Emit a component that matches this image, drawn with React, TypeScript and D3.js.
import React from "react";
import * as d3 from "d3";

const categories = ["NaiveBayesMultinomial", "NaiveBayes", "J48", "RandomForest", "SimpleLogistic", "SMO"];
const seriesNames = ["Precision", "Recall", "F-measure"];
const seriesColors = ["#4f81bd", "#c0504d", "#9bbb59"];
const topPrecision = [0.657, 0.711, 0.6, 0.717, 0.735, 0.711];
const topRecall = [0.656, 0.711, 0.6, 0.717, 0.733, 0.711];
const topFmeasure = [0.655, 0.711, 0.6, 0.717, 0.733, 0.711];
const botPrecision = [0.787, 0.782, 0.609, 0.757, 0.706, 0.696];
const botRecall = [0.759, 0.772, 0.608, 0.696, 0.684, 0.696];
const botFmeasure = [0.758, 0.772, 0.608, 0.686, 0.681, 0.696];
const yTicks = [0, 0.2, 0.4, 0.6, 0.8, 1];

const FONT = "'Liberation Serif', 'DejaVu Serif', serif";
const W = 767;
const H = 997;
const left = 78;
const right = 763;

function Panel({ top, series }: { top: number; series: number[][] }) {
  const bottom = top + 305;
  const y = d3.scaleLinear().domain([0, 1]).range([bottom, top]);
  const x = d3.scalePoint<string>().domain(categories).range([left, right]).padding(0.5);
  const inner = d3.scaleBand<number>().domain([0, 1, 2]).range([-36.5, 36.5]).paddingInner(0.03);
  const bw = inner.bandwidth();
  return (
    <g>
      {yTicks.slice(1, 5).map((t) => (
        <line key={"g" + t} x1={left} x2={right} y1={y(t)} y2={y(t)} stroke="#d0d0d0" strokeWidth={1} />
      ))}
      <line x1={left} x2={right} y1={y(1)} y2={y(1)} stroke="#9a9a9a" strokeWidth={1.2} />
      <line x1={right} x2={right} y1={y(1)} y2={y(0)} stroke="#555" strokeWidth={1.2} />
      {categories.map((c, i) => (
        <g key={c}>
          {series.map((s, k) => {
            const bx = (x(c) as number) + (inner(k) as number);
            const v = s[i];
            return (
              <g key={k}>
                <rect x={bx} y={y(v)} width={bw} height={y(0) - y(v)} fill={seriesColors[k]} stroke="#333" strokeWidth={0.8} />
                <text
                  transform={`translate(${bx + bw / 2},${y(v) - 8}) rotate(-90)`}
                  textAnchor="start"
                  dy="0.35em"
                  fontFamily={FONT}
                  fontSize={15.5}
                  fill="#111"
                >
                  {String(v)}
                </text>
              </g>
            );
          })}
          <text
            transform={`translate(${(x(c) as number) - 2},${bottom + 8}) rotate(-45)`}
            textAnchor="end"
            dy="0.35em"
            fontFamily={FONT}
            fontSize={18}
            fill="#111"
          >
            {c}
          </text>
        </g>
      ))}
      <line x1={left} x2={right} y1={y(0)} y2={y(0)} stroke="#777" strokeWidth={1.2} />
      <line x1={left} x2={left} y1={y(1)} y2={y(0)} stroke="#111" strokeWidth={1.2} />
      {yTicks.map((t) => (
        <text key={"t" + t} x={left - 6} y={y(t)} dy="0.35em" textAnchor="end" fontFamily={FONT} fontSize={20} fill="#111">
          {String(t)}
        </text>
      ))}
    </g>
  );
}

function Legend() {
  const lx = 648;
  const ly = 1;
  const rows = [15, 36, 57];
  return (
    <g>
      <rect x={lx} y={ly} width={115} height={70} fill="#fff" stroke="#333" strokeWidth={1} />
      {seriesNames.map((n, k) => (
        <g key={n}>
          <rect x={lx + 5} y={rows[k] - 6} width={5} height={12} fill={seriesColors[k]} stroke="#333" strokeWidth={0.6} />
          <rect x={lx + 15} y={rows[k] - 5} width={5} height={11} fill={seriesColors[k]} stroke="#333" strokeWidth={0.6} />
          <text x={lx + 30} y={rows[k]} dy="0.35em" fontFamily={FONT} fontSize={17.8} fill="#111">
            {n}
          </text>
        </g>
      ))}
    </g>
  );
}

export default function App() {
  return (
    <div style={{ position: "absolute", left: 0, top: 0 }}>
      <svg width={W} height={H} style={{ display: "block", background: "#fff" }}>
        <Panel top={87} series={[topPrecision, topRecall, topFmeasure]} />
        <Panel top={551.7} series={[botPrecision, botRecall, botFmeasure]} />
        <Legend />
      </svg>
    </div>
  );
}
+ + + + + + +
** WHAT IS BEING ASKED **
Exactly as they appear, please write out the lines from the opening of the listing above down to the line containing "const right = 763;", with both end lines included.

** THE ANSWER **
Emit a component that matches this image, drawn with React, TypeScript and D3.js.
import React from "react";
import * as d3 from "d3";

const categories = ["NaiveBayesMultinomial", "NaiveBayes", "J48", "RandomForest", "SimpleLogistic", "SMO"];
const seriesNames = ["Precision", "Recall", "F-measure"];
const seriesColors = ["#4f81bd", "#c0504d", "#9bbb59"];
const topPrecision = [0.657, 0.711, 0.6, 0.717, 0.735, 0.711];
const topRecall = [0.656, 0.711, 0.6, 0.717, 0.733, 0.711];
const topFmeasure = [0.655, 0.711, 0.6, 0.717, 0.733, 0.711];
const botPrecision = [0.787, 0.782, 0.609, 0.757, 0.706, 0.696];
const botRecall = [0.759, 0.772, 0.608, 0.696, 0.684, 0.696];
const botFmeasure = [0.758, 0.772, 0.608, 0.686, 0.681, 0.696];
const yTicks = [0, 0.2, 0.4, 0.6, 0.8, 1];

const FONT = "'Liberation Serif', 'DejaVu Serif', serif";
const W = 767;
const H = 997;
const left = 78;
const right = 763;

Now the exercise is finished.